Congress chief Mallikarjun Kharge said the NDA meeting indicated Mr Modi’s nervousness.

In a tweet, Mr Kharge said that the opposition’s resolve to unitedly take on the BJP in 2024 had forced the BJP to “patch up” with its older allies that it had deserted earlier.

“An 11-member coordination committee will be set up in Mumbai. A central secretariat will also be set up for campaign management and joint rallies and action there. The secretariat will work out of Delhi,” Kharge said. “Our leaders have shown that they can come together to protect the interests of Indian people.”

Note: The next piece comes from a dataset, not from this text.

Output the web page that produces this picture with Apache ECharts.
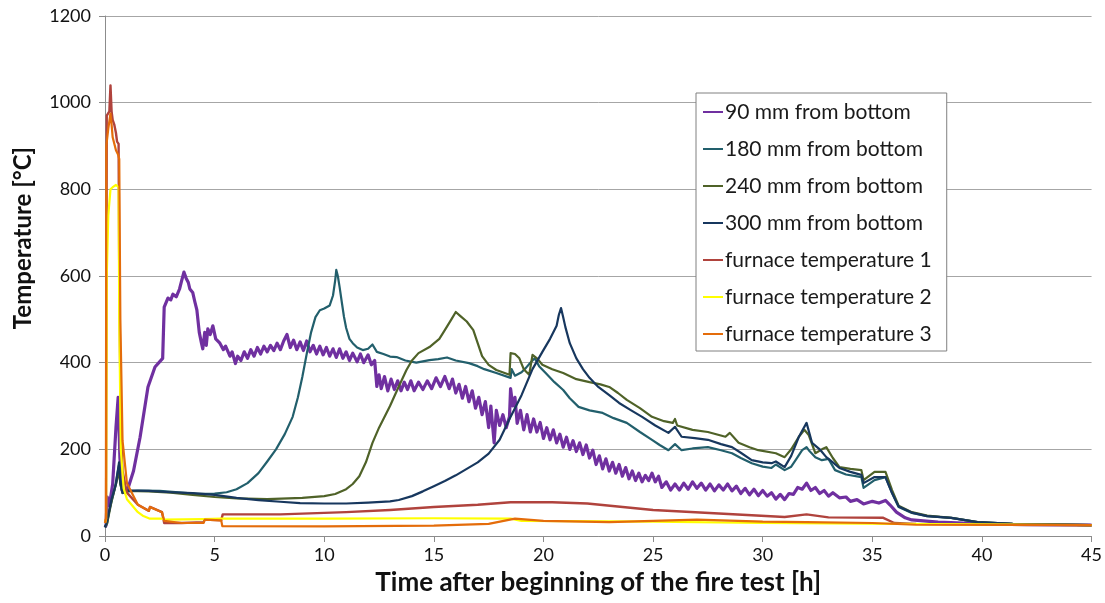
<!DOCTYPE html>
<html>
<head>
<meta charset="utf-8">
<title>Fire test temperatures</title>
<script src="https://cdn.jsdelivr.net/npm/echarts@6/dist/echarts.min.js"></script>
<style>
  html, body { margin: 0; padding: 0; background: #fff; }
  #chart { width: 1105px; height: 603px; }
</style>
</head>
<body>
<div id="chart"></div>
<script>
// series names (legend order)
var names = ['90 mm from bottom', '180 mm from bottom', '240 mm from bottom', '300 mm from bottom',
  'furnace temperature 1', 'furnace temperature 2', 'furnace temperature 3'];

// [time h, temperature °C] (upper/lower edge of the noisy band where it is wide)
var s90 = [[0,20],[0.05,25],[0.1,90],[0.2,70],[0.35,120],[0.5,250],[0.6,320],[0.68,180],[0.78,105],[0.9,100],
  [1.05,110],[1.3,150],[1.6,228],[1.96,344],[2.28,390],[2.63,410],[2.7,528],[2.87,549],[3.0,545],[3.1,558],
  [3.25,552],[3.4,570],[3.5,590],[3.6,609],[3.7,595],[3.8,585],[3.87,570],[4.0,562],[4.1,540],[4.19,522],
  [4.3,470],[4.4,445],[4.46,432],[4.55,470],[4.62,440],[4.69,478],[4.8,465],[4.92,485],[5.05,455],[5.24,445],
  [5.4,430],[5.5,438],[5.7,415],[5.8,425],[5.95,398],[6.05,415],[6.2,405],[6.35,425],[6.5,410],[6.65,430],
  [6.8,415],[6.95,435],[7.1,420],[7.25,438],[7.4,425],[7.55,440],[7.7,428],[7.85,445],[8.0,430],[8.15,450],
  [8.3,465],[8.45,435],[8.6,452],[8.75,430],[8.9,448],[9.05,428],[9.2,450],[9.35,425],[9.5,440],[9.65,420],
  [9.8,438],[9.95,418],[10.1,435],[10.25,415],[10.4,432],[10.55,412],[10.7,432],[10.85,410],[11.0,425],[11.15,405],
  [11.3,422],[11.5,402],[11.65,420],[11.8,400],[12.0,418],[12.15,395],[12.3,405],[12.4,345],[12.5,372],[12.6,340],
  [12.75,368],[12.9,335],[13.05,362],[13.2,338],[13.35,358],[13.5,335],[13.65,355],[13.8,338],[13.95,358],[14.1,335],
  [14.3,355],[14.5,338],[14.7,358],[14.9,340],[15.1,365],[15.3,345],[15.5,368],[15.7,340],[15.85,362],[16.0,330],
  [16.15,350],[16.3,318],[16.45,345],[16.6,310],[16.75,335],[16.9,295],[17.05,320],[17.2,280],[17.35,310],[17.5,250],
  [17.6,300],[17.75,215],[17.85,290],[18.0,255],[18.15,280],[18.3,250],[18.45,275],[18.5,340],[18.6,300],[18.7,320],
  [18.8,260],[18.95,290],[19.1,245],[19.25,280],[19.4,240],[19.55,270],[19.7,240],[19.85,262],[20.0,225],[20.15,250],
  [20.3,222],[20.45,245],[20.6,215],[20.75,235],[20.9,205],[21.05,228],[21.2,200],[21.35,220],[21.5,195],[21.65,215],
  [21.8,188],[21.95,210],[22.1,180],[22.25,198],[22.4,165],[22.55,185],[22.7,155],[22.85,178],[23.0,150],[23.15,170],
  [23.3,145],[23.45,165],[23.6,138],[23.75,158],[23.9,132],[24.05,150],[24.2,128],[24.35,145],[24.5,125],[24.65,140],
  [24.8,128],[24.95,145],[25.1,125],[25.25,138],[25.4,112],[25.6,125],[25.8,106],[26.0,120],[26.2,106],[26.4,122],
  [26.6,108],[26.8,125],[27.0,110],[27.2,122],[27.4,106],[27.6,120],[27.8,104],[28.0,118],[28.2,106],[28.4,120],
  [28.6,104],[28.8,115],[29.0,98],[29.2,110],[29.4,95],[29.6,108],[29.8,93],[30.0,105],[30.2,92],[30.4,100],
  [30.6,85],[30.8,96],[31.0,84],[31.2,98],[31.4,96],[31.6,112],[31.8,108],[32.0,122],[32.2,105],[32.4,112],
  [32.6,98],[32.8,105],[33.0,92],[33.2,100],[33.5,88],[33.8,90],[34.0,80],[34.3,84],[34.6,74],[35.0,80],
  [35.3,76],[35.6,82],[35.8,72],[36.1,55],[36.5,42],[36.8,37],[38,32],[40,28],[42,26],[45,25]];

var s180 = [[0,20],[0.1,30],[0.2,60],[0.3,80],[0.45,110],[0.55,140],[0.64,164],[0.7,120],[0.8,99],[1.0,103],
  [1.5,105],[2.5,104],[3.5,100],[4.2,97],[5.0,98],[5.55,101],[6.0,108],[6.5,122],[7.0,145],[7.4,172],
  [7.8,200],[8.2,235],[8.56,275],[8.8,320],[9.0,367],[9.2,420],[9.4,470],[9.6,505],[9.8,521],[10.0,525],
  [10.25,532],[10.4,555],[10.5,590],[10.55,614],[10.62,600],[10.7,575],[10.8,540],[10.9,506],[11.0,480],[11.15,455],
  [11.3,445],[11.5,435],[11.76,429],[12.0,432],[12.2,442],[12.4,425],[12.7,420],[13.0,414],[13.3,413],[13.7,405],
  [14.2,400],[14.5,403],[14.8,406],[15.2,408],[15.6,412],[16.0,405],[16.6,399],[17.0,392],[17.3,385],[17.85,376],
  [18.5,365],[18.55,385],[18.7,370],[19.0,378],[19.2,388],[19.4,400],[19.6,410],[19.8,392],[20.1,376],[20.5,355],
  [20.9,337],[21.2,318],[21.6,298],[22.1,290],[22.7,284],[23.2,272],[23.8,261],[24.4,240],[24.95,222],[25.3,210],
  [25.7,198],[26.0,212],[26.3,198],[26.8,202],[27.5,205],[28.1,198],[28.6,191],[29.0,180],[29.5,168],[30.0,160],
  [30.4,157],[30.6,165],[31.0,152],[31.3,160],[31.5,175],[31.8,198],[32.0,205],[32.1,198],[32.4,182],[32.7,175],
  [33.0,178],[33.3,152],[33.8,142],[34.5,136],[34.6,111],[35.1,129],[35.6,136],[35.9,99],[36.2,67],[36.8,53],
  [37.5,46],[38.6,42],[39.8,32],[41.4,28],[45,25]];

var s240 = [[0,20],[0.1,30],[0.3,80],[0.55,130],[0.64,150],[0.7,120],[0.8,100],[1.0,104],[2,103],[3,100],
  [4,95],[5,90],[6,87],[7.4,85],[9,88],[10,92],[10.5,97],[11.0,108],[11.3,120],[11.6,138],
  [11.9,170],[12.2,215],[12.5,250],[13.0,300],[13.4,345],[13.75,383],[14.0,405],[14.3,422],[14.8,436],[15.25,455],
  [15.5,475],[15.8,500],[16.0,517],[16.2,508],[16.5,495],[16.8,475],[17.0,445],[17.2,415],[17.5,395],[17.85,383],
  [18.45,372],[18.5,422],[18.7,420],[18.9,410],[19.1,385],[19.35,372],[19.5,418],[19.7,410],[19.95,395],[20.4,385],
  [20.9,376],[21.5,362],[22.1,355],[22.6,350],[23.0,344],[23.4,330],[23.8,314],[24.4,295],[24.95,275],[25.5,265],
  [25.9,261],[26.0,270],[26.1,255],[26.8,245],[27.5,240],[28.3,229],[28.5,238],[28.9,215],[29.4,205],[29.8,198],
  [30.6,191],[31.0,182],[31.3,200],[31.65,229],[31.9,245],[32.1,233],[32.4,191],[32.7,200],[32.9,205],[33.2,180],
  [33.5,159],[34.0,155],[34.5,152],[34.6,129],[35.1,148],[35.6,148],[35.9,106],[36.2,70],[36.8,55],[37.5,47],
  [38.6,42],[39.8,32],[41.4,28],[45,25]];

var s300 = [[0,20],[0.1,35],[0.3,85],[0.5,120],[0.64,170],[0.7,125],[0.8,100],[1.0,105],[2,104],[3,101],
  [4,99],[5,95],[6,88],[7,83],[8,79],[8.9,76],[10,75],[11,75],[12,77],[13,80],
  [13.4,83],[14,92],[14.5,103],[15,115],[15.5,127],[16,140],[16.5,155],[17,170],[17.5,190],[18.0,222],
  [18.45,270],[19.0,325],[19.5,385],[19.95,425],[20.3,455],[20.6,485],[20.7,510],[20.8,526],[20.9,505],[21.0,482],
  [21.2,445],[21.5,410],[21.8,385],[22.1,365],[22.5,344],[23.0,325],[23.45,307],[24.0,290],[24.5,275],[25.1,255],
  [25.7,238],[26.0,252],[26.3,229],[26.9,226],[27.5,222],[28.1,212],[28.6,205],[29.0,192],[29.5,175],[30.0,170],
  [30.4,168],[30.6,172],[31.0,159],[31.3,185],[31.65,229],[32.0,261],[32.25,215],[32.6,200],[32.9,182],[33.2,170],
  [33.5,157],[34.0,148],[34.5,141],[34.6,122],[35.1,136],[35.6,136],[35.9,99],[36.2,68],[36.8,54],[37.5,46],
  [38.6,42],[39.8,32],[41.4,28],[45,25]];

var sF1 = [[0,30],[0.05,40],[0.08,970],[0.2,980],[0.25,1040],[0.3,980],[0.35,960],[0.42,950],[0.5,930],[0.55,910],
  [0.62,905],[0.65,600],[0.72,250],[0.8,150],[1.0,100],[1.5,72],[2.0,58],[2.05,67],[2.6,55],[2.7,30],
  [3.5,30],[4.5,32],[4.55,38],[5.3,36],[5.37,50],[8,50],[11,55],[13,60],[15,67],[17,72],
  [18.5,78],[20.4,78],[22,75],[25,60],[28,52],[31,44],[32,50],[33,43],[35.5,42],[36,30],
  [37,28],[45,25]];

var sF2 = [[0,30],[0.05,40],[0.08,600],[0.15,740],[0.25,800],[0.35,805],[0.5,810],[0.62,805],[0.65,500],[0.72,200],
  [0.85,110],[1.0,85],[1.5,55],[1.75,46],[2.05,40],[2.6,40],[2.7,38],[4.5,39],[5.3,40],[10,40],
  [15,41],[18.5,40],[19,35],[25,33],[30,30],[36,28],[45,25]];

var sF3 = [[0,30],[0.04,40],[0.06,900],[0.15,940],[0.25,975],[0.3,950],[0.35,920],[0.5,890],[0.6,880],[0.65,870],
  [0.7,500],[0.8,220],[1.0,122],[1.5,72],[2.0,58],[2.05,67],[2.6,55],[2.7,35],[3.5,30],[4.5,30],
  [4.55,38],[5.3,36],[5.35,23],[10,22],[15,24],[17.5,28],[18.7,40],[20,35],[23,32],[27,38],
  [30,33],[32,32],[35,30],[37,26],[45,25]];

var allData = [s90, s180, s240, s300, sF1, sF2, sF3];
var colors = ['#7030A0', '#225F6C', '#4F6228', '#17375E', '#B0433D', '#FFFF00', '#E46C0A'];
var widths = [3.2, 2.2, 2.2, 2.2, 2.4, 2.2, 2.2];

var chart = echarts.init(document.getElementById('chart'));
var fontFam = 'Lato, "DejaVu Sans", sans-serif';

var series = [];
for (var i = 0; i < names.length; i++) {
  series.push({
    name: names[i],
    type: 'line',
    data: allData[i],
    showSymbol: false,
    symbol: 'none',
    animation: false,
    lineStyle: { width: widths[i], color: colors[i], join: 'round' },
    itemStyle: { color: colors[i] }
  });
}

var option = {
  backgroundColor: '#fff',
  animation: false,
  color: colors,
  grid: { left: 105, right: 12, top: 16, bottom: 67, containLabel: false },
  legend: {
    orient: 'vertical',
    left: 696,
    top: 93,
    padding: [8, 15, 6, 7],
    itemGap: 15,
    itemWidth: 20,
    itemHeight: 2,
    icon: 'rect',
    backgroundColor: '#fff',
    borderColor: '#808080',
    borderWidth: 1,
    borderRadius: 0,
    data: names,
    textStyle: { fontFamily: fontFam, fontSize: 21, color: '#1a1a1a', lineHeight: 22, padding: [0, 0, 0, -3] }
  },
  xAxis: {
    type: 'value',
    min: 0,
    max: 45,
    interval: 5,
    name: 'Time after beginning of the fire test [h]',
    nameLocation: 'middle',
    nameGap: 34,
    nameTextStyle: { fontFamily: fontFam, fontSize: 26, fontWeight: 'bold', color: '#111' },
    axisLine: { show: true, lineStyle: { color: '#8c8c8c', width: 1 } },
    axisTick: { show: true, length: 6, lineStyle: { color: '#8c8c8c' } },
    axisLabel: { fontFamily: fontFam, fontSize: 18, color: '#111', margin: 10 },
    splitLine: { show: false }
  },
  yAxis: {
    type: 'value',
    min: 0,
    max: 1200,
    interval: 200,
    name: 'Temperature [°C]',
    nameLocation: 'middle',
    nameGap: 70,
    nameRotate: 90,
    nameTextStyle: { fontFamily: fontFam, fontSize: 24, fontWeight: 'bold', color: '#111', padding: [0, 0, 0, 76] },
    axisLine: { show: true, lineStyle: { color: '#8c8c8c', width: 1 } },
    axisTick: { show: true, length: 6, lineStyle: { color: '#8c8c8c' } },
    axisLabel: {
      fontFamily: fontFam, fontSize: 18, color: '#111', margin: 14,
      formatter: function (v) { return String(v); }
    },
    splitLine: { show: true, lineStyle: { color: '#a6a6a6', width: 1 } }
  },
  series: series
};

chart.setOption(option);
</script>
</body>
</html>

The leaders also passed a resolution unanimously, which accommodates varied political interests of both national and regional parties.

“We, the undersigned leaders of India’s 26 progressive parties, express our steadfast resolve to safeguard the idea of India as enshrined in the Constitution. The character of our republic is being severely assaulted in a systematic manner by the BJP. We are at a most crucial juncture in our nation’s history. The foundational pillars of the Indian Constitution — secular democracy, economic sovereignty, social justice and federalism — are being methodically and menacingly undermined,” the joint resolution said.

“We have come together to defeat the hatred and violence being manufactured against minorities; stop the rising crimes against women, Dalits, Adivasis and Kashmiri Pandits; demand a fair hearing for all socially, educationally and economically backward communities; and, as a first step, implement the Caste Census.”

The resolution highlighted its opposition to crony capitalism. “We oppose the reckless sale of the nation’s wealth to favored friends. We must build a fair economy with a strong and strategic public sector as well as a competitive and flourishing private sector, in which the spirit of enterprise is fostered and given every opportunity to expand. The welfare of Kisan and Khet Mazdur should always get the highest priority.”

The pledge is reflective of the unprecedented unity that the opposition leaders, many of whom have been traditional rivals, have achieved in a few months. The resolution also shows the flexibility and resolve that each opposition party has shown in trying to forge a united front. Apart from Mr Kharge, the other four leaders — Uddhav Thackeray, Mamata Banerjee, Arvind Kejriwal and Rahul Gandhi — who spoke highlighted that the opposition’s fight against BJP will be along ideological lines.

“We have taken up this challenge. BJP, can you challenge INDIA?” Ms Banerjee asked.

Mr Kejriwal and Mr Thackeray spoke about how INDIA will be a joint challenge of democratic people to the authoritarian ways of the Modi government. Mr Kejriwal said that the front would highlight how the Modi government has snatched away people’s resources to distribute it among a few rich people, even as the prime minister had failed to deliver on every front over the last nine years.